Although benefit entitlements will fall very slightly overall in both Northern Ireland and the UK as a whole, this disguises significant winners and losers from the reform. In Northern Ireland, around 9% of families will gain and 9%of families will lose from the introduction of Universal Credit, ignoring transitional protection. Both of these figures are larger than in the UK as a whole: as Northern Ireland is a relatively low-income part of the UK, more people are entitled to means-tested support, and hence affected by reforms to means-tested benefit.

By increasing support for single-earner couples while reducing support for workless families on average, Universal Credit will strengthen the incentive  for one member of a couple to do paid work rather than none. Universal Credit also strengthens work incentives for single people without children.

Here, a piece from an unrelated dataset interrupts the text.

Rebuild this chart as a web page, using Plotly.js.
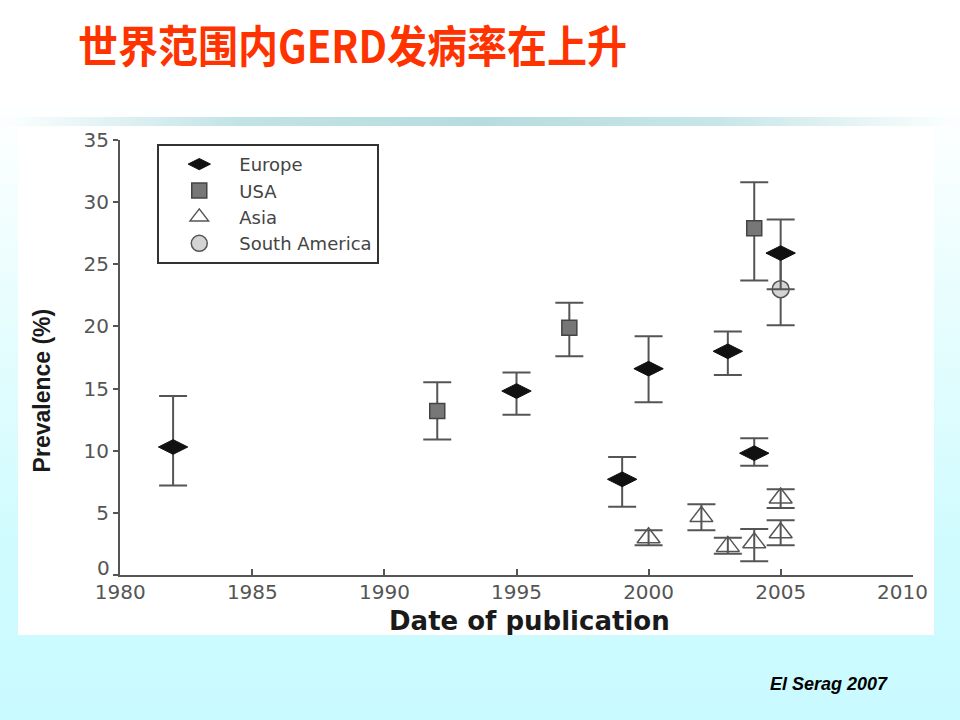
<!DOCTYPE html>
<html>
<head>
<meta charset="utf-8">
<script src="https://cdn.plot.ly/plotly-3.0.1.min.js"></script>
<style>
  html, body { margin: 0; padding: 0; }
  body {
    width: 960px; height: 720px; position: relative; overflow: hidden;
    background: linear-gradient(to bottom, #ffffff 0%, #ffffff 14%, #e6fdfe 45%, #d0fbfe 75%, #c9faff 100%);
  }
  #title {
    position: absolute; left: 78px; top: 12px;
    font-family: "Noto Sans CJK SC", sans-serif; font-weight: bold;
    font-size: 40px; color: #ff3300; white-space: nowrap;
    transform: scale(1, 1.1); transform-origin: left top;
  }
  #bar {
    position: absolute; left: 0; top: 117px; width: 960px; height: 9px;
    background: linear-gradient(to right, rgba(185,221,224,0) 0%, #c2e3e6 25%, #b7dcdf 50%, #c8e6e8 75%, rgba(200,230,232,0) 100%);
  }
  #chart {
    position: absolute; left: 18px; top: 127px; width: 916px; height: 508px; background: #ffffff;
  }
  #foot {
    position: absolute; left: 770px; top: 674px;
    font-family: "Liberation Sans", Arial, sans-serif; font-weight: bold; font-style: italic;
    font-size: 18px; color: #000;
  }
</style>
</head>
<body>
<div id="title">世界范围内GERD发病率在上升</div>
<div id="bar"></div>
<div id="chart"></div>
<div id="foot">El Serag 2007</div>
<script>
// Europe
const europeYear = [1982, 1995, 1999, 2000, 2003, 2004, 2005];
const europeVal  = [10.3, 14.8, 7.7, 16.6, 18.0, 9.8, 25.9];
const europeHi   = [14.4, 16.3, 9.5, 19.2, 19.6, 11.0, 28.6];
const europeLo   = [7.2, 12.9, 5.5, 13.9, 16.1, 8.8, 23.0];
// USA
const usaYear = [1992, 1997, 2004];
const usaVal  = [13.2, 19.9, 27.9];
const usaHi   = [15.5, 21.9, 31.6];
const usaLo   = [10.9, 17.6, 23.7];
// Asia
const asiaYear = [2000, 2002, 2003, 2004, 2005, 2005];
const asiaVal  = [3.0, 4.7, 2.3, 2.6, 6.2, 3.4];
const asiaHi   = [3.6, 5.7, 3.0, 3.7, 6.9, 4.4];
const asiaLo   = [2.4, 3.6, 1.7, 1.1, 5.4, 2.4];
// South America
const saYear = [2005];
const saVal  = [23.0];
const saHi   = [25.9];
const saLo   = [20.1];

const seriesNames = ["Europe", "USA", "Asia", "South America"];
const xTicks = [1980, 1985, 1990, 1995, 2000, 2005, 2010];
const yTicks = [0, 5, 10, 15, 20, 25, 30, 35];
const xTitle = 'Date of publication';
const yTitle = 'Prevalence (%)';

function err(v, hi, lo) {
  return {
    type: 'data', symmetric: false,
    array: hi.map((h, i) => +(h - v[i]).toFixed(2)),
    arrayminus: lo.map((l, i) => +(v[i] - l).toFixed(2)),
    color: '#555555', thickness: 2, width: 14
  };
}

const traces = [
  { x: saYear, y: saVal, name: seriesNames[3], mode: 'markers', type: 'scatter', legendrank: 4,
    error_y: err(saVal, saHi, saLo),
    marker: { symbol: 'circle', size: 17, color: '#d4d4d4', line: { color: '#555555', width: 1.5 } } },
  { x: europeYear, y: europeVal, name: seriesNames[0], mode: 'markers', type: 'scatter', legendrank: 1,
    error_y: err(europeVal, europeHi, europeLo),
    marker: { symbol: 'diamond-wide', size: 21, color: '#111111', line: { color: '#111111', width: 1 } } },
  { x: usaYear, y: usaVal, name: seriesNames[1], mode: 'markers', type: 'scatter', legendrank: 2,
    error_y: err(usaVal, usaHi, usaLo),
    marker: { symbol: 'square', size: 15, color: '#777777', line: { color: '#444444', width: 1.5 } } },
  { x: asiaYear, y: asiaVal, name: seriesNames[2], mode: 'markers', type: 'scatter', legendrank: 3,
    error_y: err(asiaVal, asiaHi, asiaLo),
    marker: { symbol: 'triangle-up-open', size: 20, color: '#555555', line: { color: '#555555', width: 1.5 } } }
];

const tickFont = { family: 'DejaVu Sans, sans-serif', size: 20, color: '#555555' };
const lastX = xTicks[xTicks.length - 1];

const layout = {
  width: 916, height: 508,
  margin: { l: 102, r: 21, t: 13, b: 60 },
  paper_bgcolor: '#ffffff', plot_bgcolor: '#ffffff',
  showlegend: true,
  legend: {
    x: 0.047, y: 0.991, xanchor: 'left', yanchor: 'top',
    bgcolor: '#ffffff', bordercolor: '#333333', borderwidth: 2,
    font: { family: 'DejaVu Sans, sans-serif', size: 18, color: '#444444' },
    tracegroupgap: 0, itemwidth: 70, traceorder: 'normal'
  },
  xaxis: {
    range: [1979.99, 2010.01], tickvals: xTicks,
    ticktext: xTicks.map(v => v === lastX ? '' : String(v)),
    ticks: 'inside', ticklen: 6, tickwidth: 2, tickcolor: '#555555',
    showline: true, linecolor: '#555555', linewidth: 2,
    showgrid: false, zeroline: false, tickfont: tickFont, ticklabelstandoff: -2
  },
  yaxis: {
    range: [0, 35], tickvals: yTicks, ticktext: yTicks.map(v => v === 0 ? '' : String(v)),
    ticks: 'outside', ticklen: 5, tickwidth: 2, tickcolor: '#555555',
    showline: true, linecolor: '#555555', linewidth: 2,
    showgrid: false, zeroline: false, tickfont: tickFont
  },
  annotations: [
    { text: String(yTicks[0]), xref: 'paper', yref: 'y', x: 0, y: yTicks[0], xanchor: 'right', yanchor: 'middle',
      xshift: -8, yshift: 7, showarrow: false, font: tickFont },
    { text: String(lastX), xref: 'x', yref: 'paper', x: lastX, y: 0, xanchor: 'right', yanchor: 'middle',
      xshift: 17, yshift: -17, showarrow: false, font: tickFont },
    { text: '<b>' + yTitle + '</b>', xref: 'paper', yref: 'paper', x: -0.098, y: 0.425, textangle: -90,
      xanchor: 'center', yanchor: 'middle', showarrow: false,
      font: { family: 'Liberation Sans Narrow, Liberation Sans, sans-serif', size: 23, color: '#1a1a1a' } },
    { text: '<b>' + xTitle + '</b>', xref: 'paper', yref: 'paper', x: 0.517, y: 0, yshift: -46,
      xanchor: 'center', yanchor: 'middle', showarrow: false,
      font: { family: 'DejaVu Sans, sans-serif', size: 26, color: '#1a1a1a' } }
  ]
};

Plotly.newPlot('chart', traces, layout, { displayModeBar: false, staticPlot: true });
</script>
</body>
</html>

 However, because means-tested support is withdrawn more quickly when the second member of a couple enters work under Universal Credit, the reform weakens the incentive for both members of a couple to be in paid work rather than just one. This effect is particularly acute in Northern Ireland, as lower average earnings levels mean that a greater proportion of single-earner couples are entitled to means-tested support, meaning that those not in paid work who have a partner in paid work are more likely to face withdrawal of Universal Credit if they were to enter paid work.

Of course any cuts are bound to be tough. It may well be right to incentivise  work;  but if there is no work the relevance of the incentives is  in suspension. In part this is a circular argument.  Sinn Fein’s  economic  policy,  There is a Better Way is feather-lite on detail on the North  ( but hardly uniquely),  with its  a call for “ tax varying powers  and increased borrowing  to stimulate  the economy.”

In the immediate circumstances the devolution of corporation tax is an irrelevance.  With such levels of dependency and the poverty of constructive debate locally, it’s inevitable that Westminster and the Treasury will set the terms.